Rogers warned, though, even though protests signs are being made in the thousands, only single copies of each sign may be accepted, just because there’s not much space. The sheer amount of signs this group is creating seems to be unlike anything Salt Lake City has seen before, she said.

Art as a mirror

Jackson said she believes within any movement, propaganda is necessary. Ever since the printing press was invented, printing has been used to spread messages.

Sometimes propaganda is a loaded term, but Rojas, with UMFA, said it doesn’t have to carry a negative connotation.

He said all protest art and signs are propaganda.
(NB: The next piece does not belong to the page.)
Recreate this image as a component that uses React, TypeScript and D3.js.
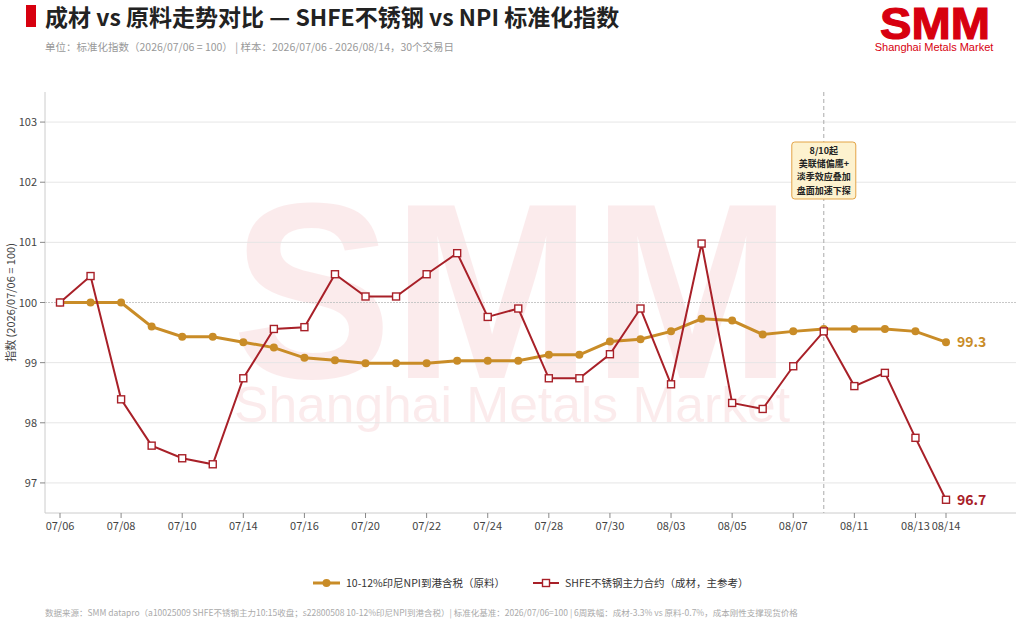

But as his colleague, Alana Wolf, said, not all propaganda is art, which “tells us something about our humanity.”

”Art can be wonderful but also terrifying because it often acts as a mirror: It reflects back to us who we are as a people and tells us about who and what we value,” Wolf said. “This also tells us a great deal about why our responses to it are so very strong: Sometimes, the image that we see tells us that we need to make a change.”

At the end of a long day, Jackson said, when she’s getting ready for bed, her body sore from the day’s work, that’s what she thinks about: how the artwork she and others are distributing has contributed toward enacting change.

”My biggest wish,” Jackson said, “is that people would just read [the signs], and hopefully there is a message, or a six-word poem, or a design that ends up touching everyone in our community, to let them … understand that [police violence] happens here.”